What to produce
Return only those lines from the line containing "Recreate this image" to the line containing "of start] (kind)", both included, and please omit the pictures.

Information shown
— start —

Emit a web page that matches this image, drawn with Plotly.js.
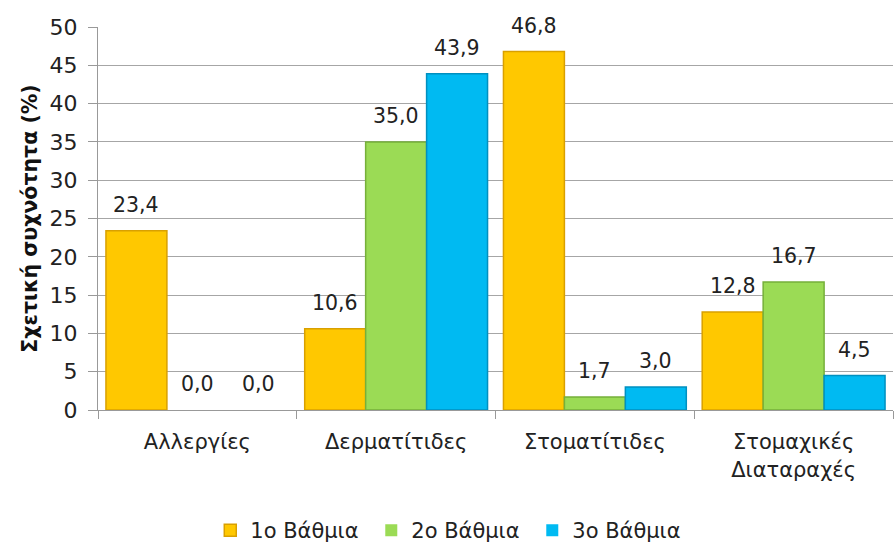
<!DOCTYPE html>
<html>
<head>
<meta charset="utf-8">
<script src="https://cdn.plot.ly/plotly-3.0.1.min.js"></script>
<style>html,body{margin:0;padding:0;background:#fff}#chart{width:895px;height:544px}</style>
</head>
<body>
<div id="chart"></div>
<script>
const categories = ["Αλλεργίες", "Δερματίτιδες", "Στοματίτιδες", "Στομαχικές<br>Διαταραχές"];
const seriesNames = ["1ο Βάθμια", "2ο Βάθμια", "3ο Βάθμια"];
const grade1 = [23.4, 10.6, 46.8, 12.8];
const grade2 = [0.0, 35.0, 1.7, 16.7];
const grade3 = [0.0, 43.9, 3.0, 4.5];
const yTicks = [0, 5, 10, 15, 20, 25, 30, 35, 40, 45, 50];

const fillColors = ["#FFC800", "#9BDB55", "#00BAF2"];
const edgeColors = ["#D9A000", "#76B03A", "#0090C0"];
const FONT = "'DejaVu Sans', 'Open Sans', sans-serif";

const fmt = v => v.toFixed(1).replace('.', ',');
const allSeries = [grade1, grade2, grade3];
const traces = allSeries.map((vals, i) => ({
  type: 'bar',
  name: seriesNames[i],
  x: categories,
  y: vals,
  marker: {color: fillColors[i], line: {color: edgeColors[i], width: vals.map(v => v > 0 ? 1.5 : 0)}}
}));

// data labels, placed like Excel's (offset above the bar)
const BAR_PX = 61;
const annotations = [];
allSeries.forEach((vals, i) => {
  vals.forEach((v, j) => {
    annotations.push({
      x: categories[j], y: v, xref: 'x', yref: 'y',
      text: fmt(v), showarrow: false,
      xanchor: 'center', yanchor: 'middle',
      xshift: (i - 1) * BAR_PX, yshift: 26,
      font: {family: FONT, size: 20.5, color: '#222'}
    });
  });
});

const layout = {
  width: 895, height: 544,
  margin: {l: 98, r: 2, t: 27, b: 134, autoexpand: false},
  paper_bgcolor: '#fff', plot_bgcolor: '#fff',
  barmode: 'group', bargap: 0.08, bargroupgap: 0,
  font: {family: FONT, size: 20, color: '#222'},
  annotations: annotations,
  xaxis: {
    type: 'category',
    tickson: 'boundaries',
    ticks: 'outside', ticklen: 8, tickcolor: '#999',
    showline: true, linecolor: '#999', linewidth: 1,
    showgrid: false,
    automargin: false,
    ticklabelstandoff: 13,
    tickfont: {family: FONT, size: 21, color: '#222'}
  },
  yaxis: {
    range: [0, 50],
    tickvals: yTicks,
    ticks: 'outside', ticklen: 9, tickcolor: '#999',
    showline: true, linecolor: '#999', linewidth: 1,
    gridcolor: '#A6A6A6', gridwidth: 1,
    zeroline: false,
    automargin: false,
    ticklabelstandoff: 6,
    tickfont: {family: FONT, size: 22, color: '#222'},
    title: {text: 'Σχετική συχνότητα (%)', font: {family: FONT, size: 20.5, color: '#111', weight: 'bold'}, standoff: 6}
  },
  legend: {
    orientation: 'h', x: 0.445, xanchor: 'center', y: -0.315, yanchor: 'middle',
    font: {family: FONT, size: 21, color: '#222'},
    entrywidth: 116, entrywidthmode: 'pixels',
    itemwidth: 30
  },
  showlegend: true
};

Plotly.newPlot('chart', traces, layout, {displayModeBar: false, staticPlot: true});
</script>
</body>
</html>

— end —
— start —

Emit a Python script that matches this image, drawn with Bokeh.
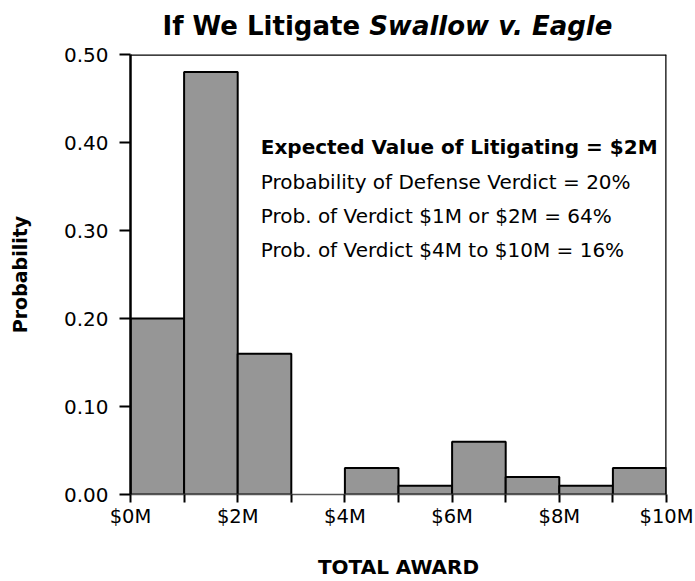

— end —
— start —

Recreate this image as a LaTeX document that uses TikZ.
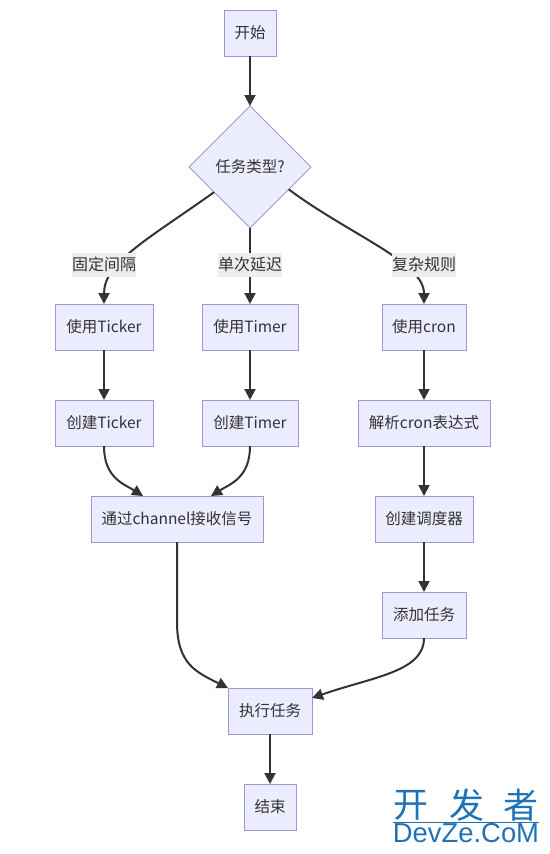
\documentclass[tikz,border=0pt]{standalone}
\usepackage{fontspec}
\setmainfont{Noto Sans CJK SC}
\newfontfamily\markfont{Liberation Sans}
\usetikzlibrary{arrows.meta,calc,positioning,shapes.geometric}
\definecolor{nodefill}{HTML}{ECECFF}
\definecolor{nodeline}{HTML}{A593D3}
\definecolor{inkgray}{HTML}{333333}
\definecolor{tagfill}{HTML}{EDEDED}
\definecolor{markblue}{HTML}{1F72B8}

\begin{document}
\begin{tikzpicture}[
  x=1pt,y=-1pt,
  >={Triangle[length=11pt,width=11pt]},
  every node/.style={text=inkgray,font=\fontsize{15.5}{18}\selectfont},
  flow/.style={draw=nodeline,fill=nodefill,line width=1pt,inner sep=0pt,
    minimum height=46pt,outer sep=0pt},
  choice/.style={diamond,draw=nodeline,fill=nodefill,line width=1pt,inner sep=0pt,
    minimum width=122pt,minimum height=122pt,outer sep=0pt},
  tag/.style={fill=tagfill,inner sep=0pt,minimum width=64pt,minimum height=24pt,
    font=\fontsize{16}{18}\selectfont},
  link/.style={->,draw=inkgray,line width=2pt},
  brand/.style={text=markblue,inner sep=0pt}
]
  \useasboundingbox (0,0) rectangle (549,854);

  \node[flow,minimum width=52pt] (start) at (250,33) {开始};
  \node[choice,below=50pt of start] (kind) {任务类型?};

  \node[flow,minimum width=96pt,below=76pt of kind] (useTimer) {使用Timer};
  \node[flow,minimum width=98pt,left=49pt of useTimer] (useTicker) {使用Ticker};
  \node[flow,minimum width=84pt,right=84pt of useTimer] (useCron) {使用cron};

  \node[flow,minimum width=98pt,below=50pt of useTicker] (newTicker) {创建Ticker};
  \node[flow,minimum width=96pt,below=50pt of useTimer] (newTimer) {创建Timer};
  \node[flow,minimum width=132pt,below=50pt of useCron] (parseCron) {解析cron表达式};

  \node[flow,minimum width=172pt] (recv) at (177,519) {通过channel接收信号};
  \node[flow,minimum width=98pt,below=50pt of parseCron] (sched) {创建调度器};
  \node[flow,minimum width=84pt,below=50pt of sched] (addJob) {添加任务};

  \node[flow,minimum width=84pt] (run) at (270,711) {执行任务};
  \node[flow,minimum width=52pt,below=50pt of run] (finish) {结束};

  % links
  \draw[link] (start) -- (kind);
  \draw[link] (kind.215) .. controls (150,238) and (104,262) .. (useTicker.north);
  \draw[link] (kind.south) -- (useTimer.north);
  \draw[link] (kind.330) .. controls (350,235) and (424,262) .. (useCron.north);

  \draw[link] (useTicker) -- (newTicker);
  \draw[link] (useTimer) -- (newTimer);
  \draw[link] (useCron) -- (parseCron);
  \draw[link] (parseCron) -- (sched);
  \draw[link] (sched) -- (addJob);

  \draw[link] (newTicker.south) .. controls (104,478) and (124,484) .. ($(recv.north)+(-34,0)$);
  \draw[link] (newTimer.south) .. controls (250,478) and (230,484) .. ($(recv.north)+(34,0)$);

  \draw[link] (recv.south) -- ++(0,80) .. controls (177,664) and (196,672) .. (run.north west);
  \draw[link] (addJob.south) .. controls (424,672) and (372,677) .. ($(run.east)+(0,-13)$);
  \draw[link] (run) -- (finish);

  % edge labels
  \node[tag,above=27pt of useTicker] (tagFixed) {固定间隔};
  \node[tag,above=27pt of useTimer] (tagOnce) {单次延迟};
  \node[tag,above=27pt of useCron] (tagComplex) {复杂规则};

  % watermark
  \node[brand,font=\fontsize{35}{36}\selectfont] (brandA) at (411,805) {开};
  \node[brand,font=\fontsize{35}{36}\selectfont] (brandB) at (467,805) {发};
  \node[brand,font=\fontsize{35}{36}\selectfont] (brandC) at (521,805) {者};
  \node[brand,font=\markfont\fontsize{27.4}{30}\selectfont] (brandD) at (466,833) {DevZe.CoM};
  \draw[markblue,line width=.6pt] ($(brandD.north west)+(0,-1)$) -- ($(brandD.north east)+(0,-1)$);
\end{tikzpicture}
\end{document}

— end —

Finished answer
Recreate this image as a LaTeX document that uses TikZ.
\documentclass[tikz,border=0pt]{standalone}
\usepackage{fontspec}
\setmainfont{Noto Sans CJK SC}
\newfontfamily\markfont{Liberation Sans}
\usetikzlibrary{arrows.meta,calc,positioning,shapes.geometric}
\definecolor{nodefill}{HTML}{ECECFF}
\definecolor{nodeline}{HTML}{A593D3}
\definecolor{inkgray}{HTML}{333333}
\definecolor{tagfill}{HTML}{EDEDED}
\definecolor{markblue}{HTML}{1F72B8}

\begin{document}
\begin{tikzpicture}[
  x=1pt,y=-1pt,
  >={Triangle[length=11pt,width=11pt]},
  every node/.style={text=inkgray,font=\fontsize{15.5}{18}\selectfont},
  flow/.style={draw=nodeline,fill=nodefill,line width=1pt,inner sep=0pt,
    minimum height=46pt,outer sep=0pt},
  choice/.style={diamond,draw=nodeline,fill=nodefill,line width=1pt,inner sep=0pt,
    minimum width=122pt,minimum height=122pt,outer sep=0pt},
  tag/.style={fill=tagfill,inner sep=0pt,minimum width=64pt,minimum height=24pt,
    font=\fontsize{16}{18}\selectfont},
  link/.style={->,draw=inkgray,line width=2pt},
  brand/.style={text=markblue,inner sep=0pt}
]
  \useasboundingbox (0,0) rectangle (549,854);

  \node[flow,minimum width=52pt] (start) at (250,33) {开始};
  \node[choice,below=50pt of start] (kind) {任务类型?};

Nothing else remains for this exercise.